Today the House Permanent Select Committee on Intelligence released a report on the FBI’s investigation of James (“Tom”) Hodgkinson’s attempt to assassinate the Republican House members’ baseball team. You can read the report here. The Committee excoriates the FBI for mislabeling Hodgkinson’s firing of 70 rounds at Republican Congressmen an instance of “suicide by cop.”
That claim never made any sense. Hodgkinson lived in Illinois, and if his overriding objective had been suicide, he didn’t need to drive to Washington, D.C. They have cops in Illinois. He didn’t need to case out the park where the Republican baseball team practiced for two months before launching his attack.
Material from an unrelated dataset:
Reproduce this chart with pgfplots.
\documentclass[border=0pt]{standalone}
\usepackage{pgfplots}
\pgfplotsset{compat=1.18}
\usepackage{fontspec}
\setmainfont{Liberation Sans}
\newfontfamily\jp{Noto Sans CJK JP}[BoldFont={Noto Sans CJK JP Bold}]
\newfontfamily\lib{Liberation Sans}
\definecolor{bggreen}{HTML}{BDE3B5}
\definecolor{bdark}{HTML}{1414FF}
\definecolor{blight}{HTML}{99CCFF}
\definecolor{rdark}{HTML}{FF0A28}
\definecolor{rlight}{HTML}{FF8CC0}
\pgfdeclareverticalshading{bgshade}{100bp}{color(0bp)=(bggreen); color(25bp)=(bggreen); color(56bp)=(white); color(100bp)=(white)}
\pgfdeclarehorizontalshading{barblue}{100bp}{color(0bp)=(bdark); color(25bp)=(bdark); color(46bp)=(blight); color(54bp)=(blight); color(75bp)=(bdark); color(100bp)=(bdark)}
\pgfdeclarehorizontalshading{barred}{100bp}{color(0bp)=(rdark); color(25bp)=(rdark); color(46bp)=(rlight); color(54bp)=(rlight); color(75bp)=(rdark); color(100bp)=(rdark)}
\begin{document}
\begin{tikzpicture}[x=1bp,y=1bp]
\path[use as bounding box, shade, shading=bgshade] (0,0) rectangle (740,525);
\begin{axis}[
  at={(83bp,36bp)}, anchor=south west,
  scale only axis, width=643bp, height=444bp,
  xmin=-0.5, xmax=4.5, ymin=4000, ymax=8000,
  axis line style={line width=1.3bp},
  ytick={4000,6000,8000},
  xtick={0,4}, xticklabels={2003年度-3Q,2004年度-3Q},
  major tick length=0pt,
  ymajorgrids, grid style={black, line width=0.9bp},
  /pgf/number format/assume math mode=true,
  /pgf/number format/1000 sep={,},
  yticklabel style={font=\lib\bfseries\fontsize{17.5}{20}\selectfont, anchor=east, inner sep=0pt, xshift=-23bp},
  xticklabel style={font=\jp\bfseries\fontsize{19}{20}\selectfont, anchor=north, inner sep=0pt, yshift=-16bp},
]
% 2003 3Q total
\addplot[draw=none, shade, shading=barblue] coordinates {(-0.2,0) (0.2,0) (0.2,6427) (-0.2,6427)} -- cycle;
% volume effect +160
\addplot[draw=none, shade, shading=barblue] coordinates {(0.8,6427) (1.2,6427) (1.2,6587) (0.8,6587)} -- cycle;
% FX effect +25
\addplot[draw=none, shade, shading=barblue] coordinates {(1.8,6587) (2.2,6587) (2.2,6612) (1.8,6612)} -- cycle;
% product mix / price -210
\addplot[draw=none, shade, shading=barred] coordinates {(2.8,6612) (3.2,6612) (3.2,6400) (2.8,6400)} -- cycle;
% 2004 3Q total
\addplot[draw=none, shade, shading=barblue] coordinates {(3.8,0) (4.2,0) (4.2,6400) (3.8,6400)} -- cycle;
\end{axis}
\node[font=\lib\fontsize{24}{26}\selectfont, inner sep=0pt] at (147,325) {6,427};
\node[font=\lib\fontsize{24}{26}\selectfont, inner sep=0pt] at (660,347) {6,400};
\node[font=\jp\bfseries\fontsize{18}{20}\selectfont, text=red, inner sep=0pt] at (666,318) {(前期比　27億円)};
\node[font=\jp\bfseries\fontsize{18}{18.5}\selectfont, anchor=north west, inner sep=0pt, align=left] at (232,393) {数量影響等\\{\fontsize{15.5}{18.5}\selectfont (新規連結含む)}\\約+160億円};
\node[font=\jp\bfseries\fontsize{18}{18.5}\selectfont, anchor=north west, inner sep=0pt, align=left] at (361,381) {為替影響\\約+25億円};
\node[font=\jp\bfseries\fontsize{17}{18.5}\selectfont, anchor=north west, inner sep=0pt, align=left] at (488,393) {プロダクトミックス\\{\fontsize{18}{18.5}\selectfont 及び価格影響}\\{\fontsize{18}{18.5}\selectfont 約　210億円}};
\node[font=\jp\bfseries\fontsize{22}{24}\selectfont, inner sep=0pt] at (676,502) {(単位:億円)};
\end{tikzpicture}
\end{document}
He didn’t need to fire 70 rounds, and he probably would have waited until there were uniformed officers present before opening fire.
I always assumed that the FBI didn’t fool anyone. Hodgkinson’s political motivation was obvious. He was a campaign volunteer for Bernie Sanders and belonged to a Facebook group called “Terminate the Republican Party.” (Group members hailed his assassination attempt, which gravely wounded Steve Scalise among others, with “one, two, three shots you’re out at the old ball game!!!”) He verified with a bystander that the team on the field were Republicans before opening fire. And the notes Hodgkinson carried, referring to six Republican Congressmen with their office addresses and physical descriptions, obviously reflect a political motive and not a mere suicidal intent:
The committee report offers a great deal of evidence for the fact that Hodgkinson’s act was politically motivated, including statements in Hodgkinson’s own handwriting that had not previously been made public. One item they don’t mention is that Hodgkinson wrote, at the bottom of one page, “Map of West Virginia Harpers Ferry.” This suggests that Hodgkinson saw himself as a modern-day John Brown.
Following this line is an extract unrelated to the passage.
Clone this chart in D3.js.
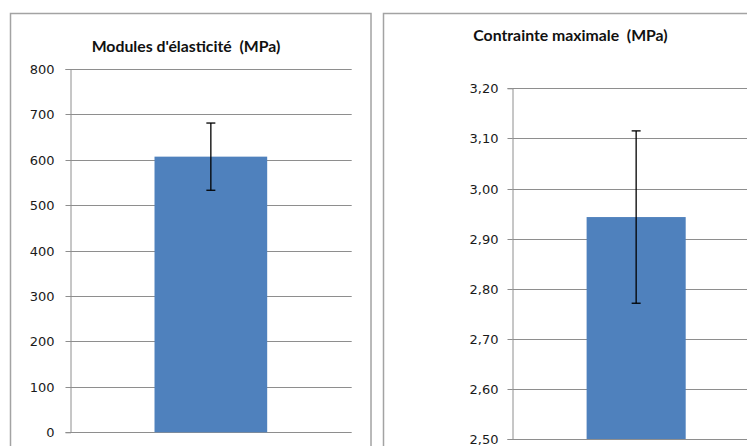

That the FBI bungled the investigation is not really in dispute. In 2021, for reasons unknown, the Bureau, on its own initiative, released a statement to the effect that it had recategorized Hodgkinson’s attack as domestic terrorism. But why did the FBI try to cover up Hodgkinson’s purpose in its 2017 public statements? The House committee report released today does not try to answer that question. It points out that we don’t know whether the “suicide by cop” theory was developed by the investigators on the scene, or was handed down by the Bureau’s notoriously politicized leadership. But, in either case, why?
I will hazard a guess: while Hodgkinson’s actions were obviously extreme, his political ideology was not. Rather, he was a garden-variety, mainstream Democratic Party volunteer. These are some of his political musings:
A man realizes the political scene has changed drastically over the last 35 years and wants to show the people how to win back the power of the people.
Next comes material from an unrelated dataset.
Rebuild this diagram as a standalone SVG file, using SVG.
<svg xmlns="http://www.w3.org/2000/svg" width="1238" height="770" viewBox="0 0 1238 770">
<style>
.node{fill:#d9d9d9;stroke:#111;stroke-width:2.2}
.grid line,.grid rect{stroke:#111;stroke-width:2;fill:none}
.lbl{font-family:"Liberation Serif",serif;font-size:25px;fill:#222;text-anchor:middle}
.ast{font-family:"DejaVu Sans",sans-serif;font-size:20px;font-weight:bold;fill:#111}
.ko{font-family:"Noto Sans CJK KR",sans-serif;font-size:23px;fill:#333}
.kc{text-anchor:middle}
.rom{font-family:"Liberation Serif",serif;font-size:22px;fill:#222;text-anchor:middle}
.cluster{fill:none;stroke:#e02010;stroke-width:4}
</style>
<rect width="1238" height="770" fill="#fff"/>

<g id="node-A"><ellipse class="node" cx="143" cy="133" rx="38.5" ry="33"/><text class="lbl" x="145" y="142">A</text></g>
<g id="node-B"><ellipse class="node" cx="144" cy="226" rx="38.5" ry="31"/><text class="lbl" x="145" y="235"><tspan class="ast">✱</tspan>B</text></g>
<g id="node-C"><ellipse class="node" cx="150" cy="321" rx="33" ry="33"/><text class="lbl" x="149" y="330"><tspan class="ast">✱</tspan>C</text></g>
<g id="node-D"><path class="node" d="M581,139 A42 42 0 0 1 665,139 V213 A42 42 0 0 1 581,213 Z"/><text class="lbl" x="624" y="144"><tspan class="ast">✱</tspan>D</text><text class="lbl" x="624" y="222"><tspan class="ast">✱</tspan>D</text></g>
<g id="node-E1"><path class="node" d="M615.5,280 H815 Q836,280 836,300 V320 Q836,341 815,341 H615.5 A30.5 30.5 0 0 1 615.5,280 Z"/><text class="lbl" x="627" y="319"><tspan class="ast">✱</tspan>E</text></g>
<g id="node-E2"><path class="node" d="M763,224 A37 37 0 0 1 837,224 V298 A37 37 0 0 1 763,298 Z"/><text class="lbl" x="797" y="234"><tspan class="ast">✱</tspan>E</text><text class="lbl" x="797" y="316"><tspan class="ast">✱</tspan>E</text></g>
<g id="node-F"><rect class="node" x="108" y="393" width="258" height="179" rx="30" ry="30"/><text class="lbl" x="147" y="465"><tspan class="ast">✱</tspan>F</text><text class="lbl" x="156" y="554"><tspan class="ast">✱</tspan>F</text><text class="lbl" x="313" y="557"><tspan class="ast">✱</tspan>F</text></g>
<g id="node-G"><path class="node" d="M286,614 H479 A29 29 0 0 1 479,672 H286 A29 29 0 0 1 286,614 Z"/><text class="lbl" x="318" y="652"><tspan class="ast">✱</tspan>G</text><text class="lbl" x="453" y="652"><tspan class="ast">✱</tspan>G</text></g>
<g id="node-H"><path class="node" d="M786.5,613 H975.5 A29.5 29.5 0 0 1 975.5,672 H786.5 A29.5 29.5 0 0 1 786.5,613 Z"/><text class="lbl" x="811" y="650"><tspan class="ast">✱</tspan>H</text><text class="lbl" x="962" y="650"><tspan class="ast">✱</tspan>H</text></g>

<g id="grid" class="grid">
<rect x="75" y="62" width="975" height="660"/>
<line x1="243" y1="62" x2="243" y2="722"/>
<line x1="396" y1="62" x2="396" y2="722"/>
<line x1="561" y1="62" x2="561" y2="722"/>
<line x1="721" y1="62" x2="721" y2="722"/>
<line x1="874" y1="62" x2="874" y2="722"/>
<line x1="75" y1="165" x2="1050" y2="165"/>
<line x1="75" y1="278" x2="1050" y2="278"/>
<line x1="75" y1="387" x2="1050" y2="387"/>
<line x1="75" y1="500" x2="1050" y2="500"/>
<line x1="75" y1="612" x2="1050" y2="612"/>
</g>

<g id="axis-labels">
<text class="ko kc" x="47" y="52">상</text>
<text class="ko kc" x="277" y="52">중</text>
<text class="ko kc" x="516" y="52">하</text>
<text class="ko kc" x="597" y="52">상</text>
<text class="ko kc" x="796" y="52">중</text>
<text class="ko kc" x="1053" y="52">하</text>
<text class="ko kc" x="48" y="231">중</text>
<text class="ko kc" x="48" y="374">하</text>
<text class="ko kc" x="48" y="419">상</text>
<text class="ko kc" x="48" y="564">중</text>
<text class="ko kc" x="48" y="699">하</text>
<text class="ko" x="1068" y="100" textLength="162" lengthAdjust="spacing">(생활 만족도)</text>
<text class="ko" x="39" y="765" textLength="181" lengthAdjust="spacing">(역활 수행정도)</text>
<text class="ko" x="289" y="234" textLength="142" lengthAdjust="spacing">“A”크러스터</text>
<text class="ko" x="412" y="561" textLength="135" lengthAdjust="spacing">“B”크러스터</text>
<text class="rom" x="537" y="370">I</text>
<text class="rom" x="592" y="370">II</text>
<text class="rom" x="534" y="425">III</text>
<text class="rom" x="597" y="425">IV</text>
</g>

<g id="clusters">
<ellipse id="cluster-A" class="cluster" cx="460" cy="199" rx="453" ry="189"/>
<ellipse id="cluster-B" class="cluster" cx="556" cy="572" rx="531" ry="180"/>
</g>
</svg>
35 years = the Reagan administration.
Congress passed Citizens United which let the rich put unlimited amounts of money into the election process. The rich had taken over the Republican party.
***
They’re truly un-American Against the poor and middle class As long as the rich get richer They have done their task. These are the elected congressmen of the republican party We should treat them w/ the despicable hatred That they [stir] in us For this great country will never be good again Till they are all out of office.
***
How the Republican party has duped the under educated, the religious fanatics, the backwoods, the racists, and the gungho war mongers in to following them.
***
Must have a hero Fighting the big corp and billionaires Must take action to teach and convince Show how media are all part of the 1%.
This is how Hodgkinson’s wife described his thinking:
“After Donald Trump was elected president, Tom was very unhappy. He incessantly posted on social media criticizing Trump. He spent hours every day on his computer. Tom hated President Trump.”
“Bernie Sanders was Tom’s idol, and he hated Republicans. Tom said that he wanted to go to Washington DC to ‘talk about taxes.’”
What is striking about these political views is their banality. Every one of them is a typical Democratic Party talking point of the time. Hodgkinson was faithfully parroting what he heard his idol, Bernie Sanders, say, along with just about every other elected Democrat.
I suspect that this is what made the FBI uncomfortable. It was not some exotic, alien, extremist ideology that led James (“Tom”) Hodgkinson to try to murder the Republican baseball team. Rather, it was the familiar anti-Republican hyperbole of the Democratic Party. This may have struck a little too close to home for the Bureau to want to publicize.